NJ Adjunct Lawsuit Could Create New Judicial Remedy



Lewis Seagull was fired from his position as an adjunct professor of English at Kean University in Union, New Jersey, which he had held for ten years, for complaining about how he was treated as a student in Kean’s MA in Writing Studies Program. Although he was, like all of us, an “at will” employee, who could be fired for any reason or no reason, the law in New Jersey says that Lewis could not be fired for the wrong reason. You all understand the concept of being fired for the “wrong reason”—like if he were fired because he was African American or gay.
 
How about if, as a student, he was the victim of bullying by the director of his graduate program? What if he complained to administrators who, as is increasingly typical in hierarchical institutions—think of the Catholic Church rallying around a priest who molests children, or the military mistreating the victim of sexual abuse at the hand of an officer—tried to blame him—the victim? What if Kean fired Lewis even though he was one of the most highly regarded adjunct professors at the university?
 
Obviously, his situation is more complex than a short summary will convey—the lawsuit Lewis has filed contains 31 counts ranging from violation of his rights as a student to defamation; the evidence is contained in over one hundred E-mail exchanges; the defendants range from two university vice-presidents—one the chief counsel for the university—to a secretary in the office of the Dean of the College of Humanities, and include the chair and assistant chair of the English Department and the Director of Institutional Research.
 
The United States Department of Health and Human Services is taking Lewis’s allegations seriously.
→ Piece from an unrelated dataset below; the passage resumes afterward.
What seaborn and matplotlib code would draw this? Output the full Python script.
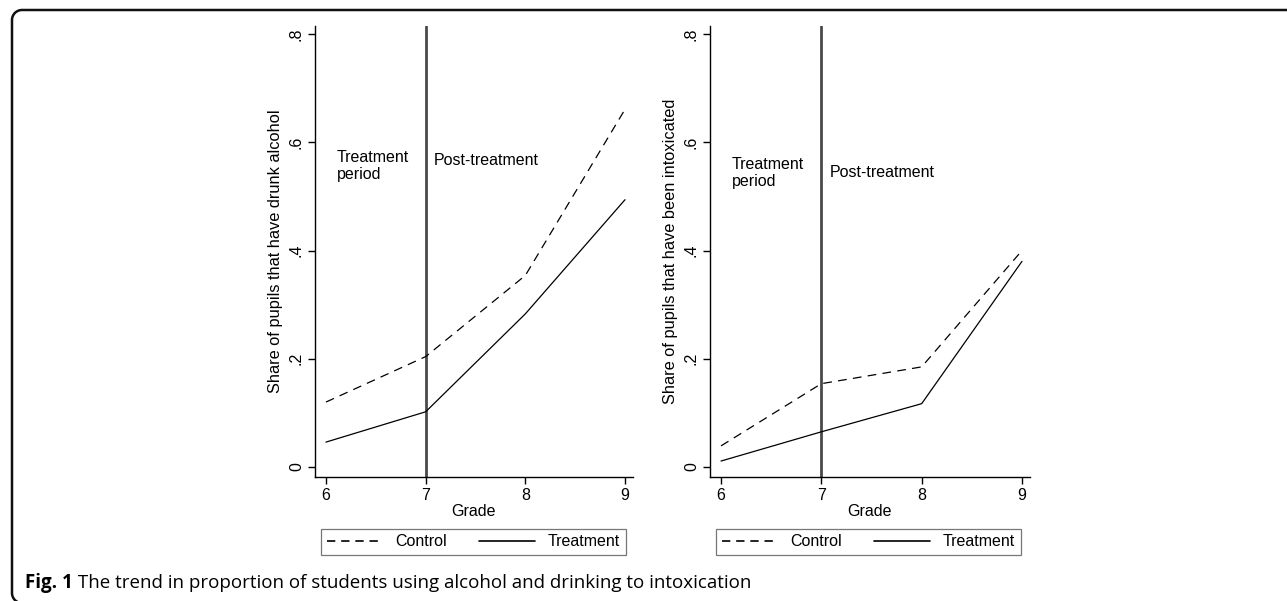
import matplotlib
matplotlib.use("Agg")
import matplotlib.pyplot as plt
import seaborn as sns
import numpy as np
import pandas as pd
from matplotlib.lines import Line2D

# data
grades = [6, 7, 8, 9]
alcohol_control = [0.120, 0.204, 0.354, 0.661]
alcohol_treatment = [0.046, 0.102, 0.283, 0.494]
intox_control = [0.039, 0.154, 0.185, 0.400]
intox_treatment = [0.011, 0.065, 0.117, 0.380]
groups = ["Control", "Treatment"]
y_ticks = [0, 0.2, 0.4, 0.6, 0.8]
y_tick_labels = ["0", ".2", ".4", ".6", ".8"]
y_labels = ["Share of pupils that have drunk alcohol",
            "Share of pupils that have been intoxicated"]
caption_bold = "Fig. 1"
caption_rest = " The trend in proportion of students using alcohol and drinking to intoxication"

sns.set_theme(style="ticks", rc={"text.color": "black", "axes.labelcolor": "black",
                                 "xtick.color": "black", "ytick.color": "black"})
plt.rcParams['font.family'] = ['Liberation Sans', 'DejaVu Sans']

W, H = 1287, 601


def long_frame(control, treatment):
    return pd.DataFrame({
        "Grade": grades * 2,
        "share": control + treatment,
        "group": [groups[0]] * len(grades) + [groups[1]] * len(grades),
    })


fig = plt.figure(figsize=(W / 100, H / 100), dpi=100)

panels = [
    (fig.add_axes([315 / W, 124 / H, 318 / W, 451 / H]), long_frame(alcohol_control, alcohol_treatment), y_labels[0]),
    (fig.add_axes([710 / W, 124 / H, 320 / W, 451 / H]), long_frame(intox_control, intox_treatment), y_labels[1]),
]

for i, (ax, df, ylab) in enumerate(panels):
    sns.lineplot(data=df, x="Grade", y="share", style="group",
                 dashes={"Control": (7, 5), "Treatment": ""},
                 color="black", linewidth=0.9, legend=False, ax=ax)
    ax.axvline(7, color="#4a4a4a", linewidth=2.0, zorder=1)
    ax.set_xlim(5.89, 9.08)
    ax.set_ylim(-0.0185, 0.815)
    ax.set_xticks(grades)
    ax.set_yticks(y_ticks)
    ax.set_yticklabels(y_tick_labels, rotation=90, va="center")
    ax.tick_params(axis="both", labelsize=11.5, length=5, width=1, color="black", pad=3)
    ax.set_xlabel("Grade", fontsize=11.5, labelpad=1)
    ax.set_ylabel(ylab, fontsize=11.8, labelpad=4)
    for sp in ["top", "right"]:
        ax.spines[sp].set_visible(False)
    for sp in ["left", "bottom"]:
        ax.spines[sp].set_linewidth(1.0)
        ax.spines[sp].set_color("black")

    ty = 0.585 if i == 0 else 0.573
    ax.text(6.11, ty, "Treatment\nperiod", fontsize=11.5, va="top", ha="left", linespacing=1.15)
    ax.text(7.08, ty - 0.005 if i == 0 else ty - 0.015, "Post-treatment", fontsize=11.5, va="top", ha="left")

    handles = [Line2D([], [], color="black", linewidth=1.2, dashes=(5, 3.5)),
               Line2D([], [], color="black", linewidth=1.2)]
    leg = ax.legend(handles, groups, ncol=2, loc="upper left",
                    bbox_to_anchor=(0.02, -0.115), fontsize=11.5,
                    frameon=True, fancybox=False, handlelength=3.5,
                    columnspacing=2.0, handletextpad=0.8, borderpad=0.35,
                    borderaxespad=0)
    leg.get_frame().set_edgecolor("#555555")
    leg.get_frame().set_linewidth(0.9)

# outer rounded frame, only top and left edges visible
r = 10
x0, y0, yb = 12, 10, 603
top_left = [(x0 + r + r * np.cos(a), y0 + r - r * np.sin(a)) for a in np.linspace(np.pi, np.pi / 2, 20)]
bottom_left = [(x0 + r + r * np.cos(a), yb - r + r * np.sin(a)) for a in np.linspace(np.pi / 2, np.pi, 20)]
pts = bottom_left + top_left + [(W + 10, y0)]
xs = [p[0] / W for p in pts]
ys = [1 - p[1] / H for p in pts]
fig.add_artist(Line2D(xs, ys, color="#111111", linewidth=1.8, transform=fig.transFigure,
                      solid_capstyle="butt", clip_on=False))

cap_y = 1 - 588 / H
t = fig.text(25 / W, cap_y, caption_bold, fontsize=13.5, fontweight="bold",
             family=["Open Sans", "DejaVu Sans"], va="baseline")
fig.canvas.draw()
ext = t.get_window_extent()
fig.text(ext.x1 / fig.bbox.width, cap_y, caption_rest, fontsize=13.5,
         family=["Open Sans", "DejaVu Sans"], va="baseline")

fig.savefig("out.png", dpi=100)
Its investigation is continuing. If violations of his rights as a research participant can be proven, HHS can revoke Kean’s ability to conduct any research, which would effectively shut the university down.
 
If you think about how the progressive agenda has been advance in the last 65 years, it has not been through negotiation, the ballot box or the various legislative bodies; it has been through the courts. Civil Rights, reproductive rights, equality without regard to gender or sexual orientation—all of the great successes have come from lawsuits filed in courts of law. Regardless of what HHS does, Lewis’s lawsuit holds the potential to do what none of us have been able to do through contract negotiation: create a judicial remedy for abused adjuncts where none has previously existed.